As kick off approached the stand filled up, near to capacity, and the players emerged from the dressing rooms. As soon as the first ball was kicked there was a cheer from the fans in support and expectation of another Spartans victory.

By the half-time whistle, Spartans had a two-goal lead, a deserved reward for some entertaining and effective football in the first 45 minutes. The support made its way from their seats to the shelter of the Café upstairs, tucking into the traditional half time snacks on offer. Conversation was, as you would expect, focused on the game and it’s clear from the passion in the voices of the Spartans faithful that the club means a great deal to them.

When the game resumed Spartans continued their dominance on the field and added to their two-goal tally shortly after the restart. As the game ended the fans rose to their feet and applauded a comfortable 3-0 win.

Instead of making a quick get away to their cars or beginning the walk home, a section of the support stayed behind and go up to the café once more.
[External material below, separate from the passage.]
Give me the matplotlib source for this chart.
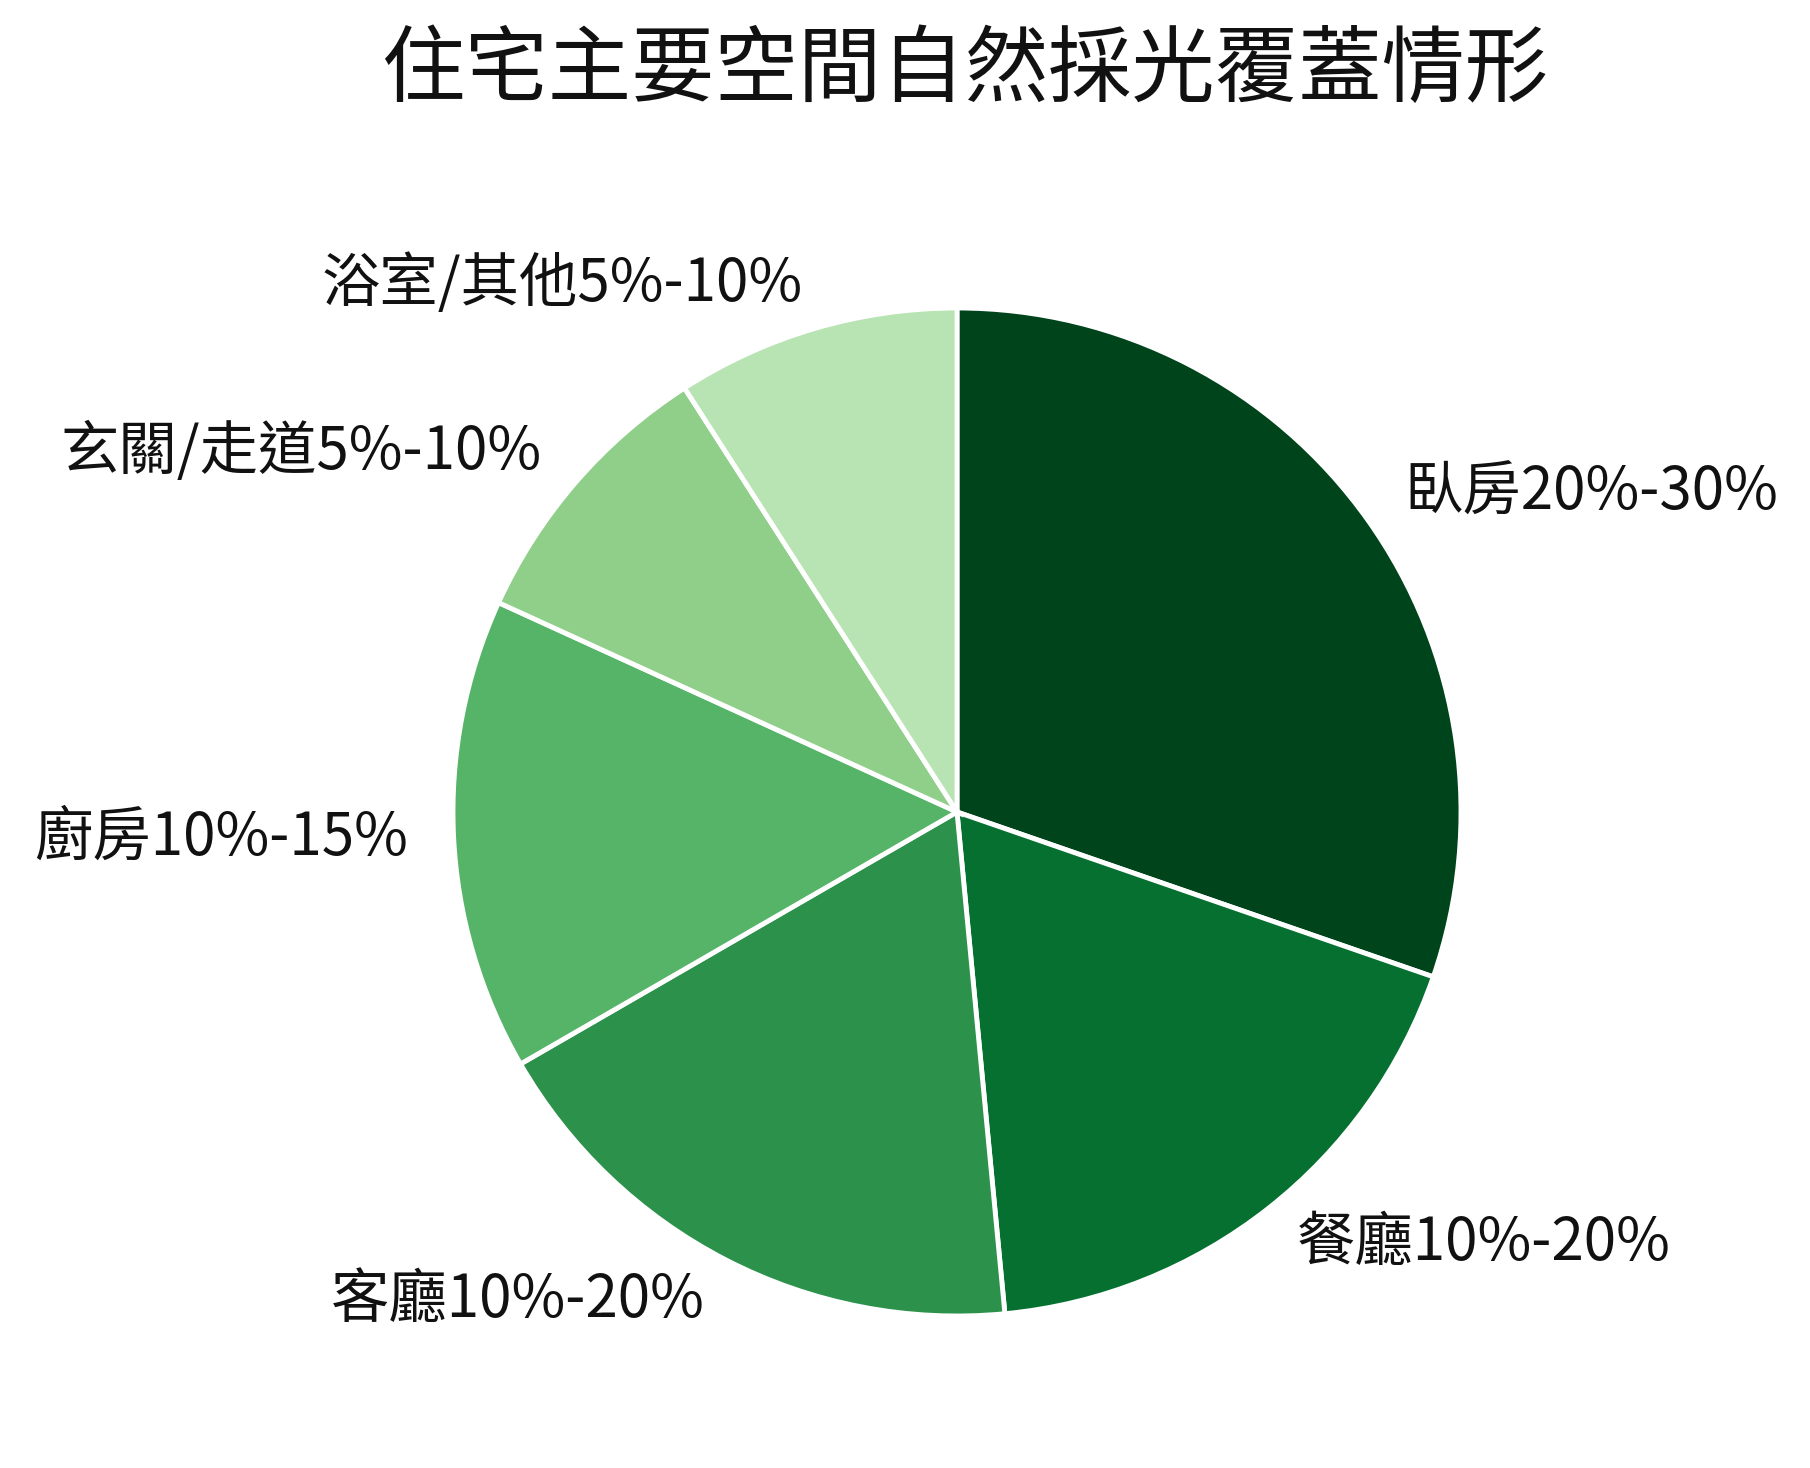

There they discussed the game as well as a future Scottish Cup tie with East Stirlingshire from the Third Division.

Spartans have made the move from the now derelict City Park, into purpose-built Ainslie Park but this is not simply a football team, but a great community football club.

The Spartans Community Football Academy commits to supporting and delivering a range of community projects including the Adult Literacy Programmes in association with Heart of Midlothian Community and Education Trust, HBOS and the City of Edinburgh Council. It is this community spirit which is the driving force behind the club and the secret to its success.

The Scottish Cup upsets apart, Spartans’ other claim to fame is having more registered players than almost any other club in Scotland. It has a huge and successful youth system and since season 2008/09, Spartans has had a ladies team in the Scottish Women’s Premier League since amalgamating with Edinburgh Ladies F.C. Spartans is an incredible club and with its facilities and community work, we believe they ought to be in the Scottish Football League.

We thoroughly enjoyed our visit to Ainslie Park and would certainly welcome a return trip.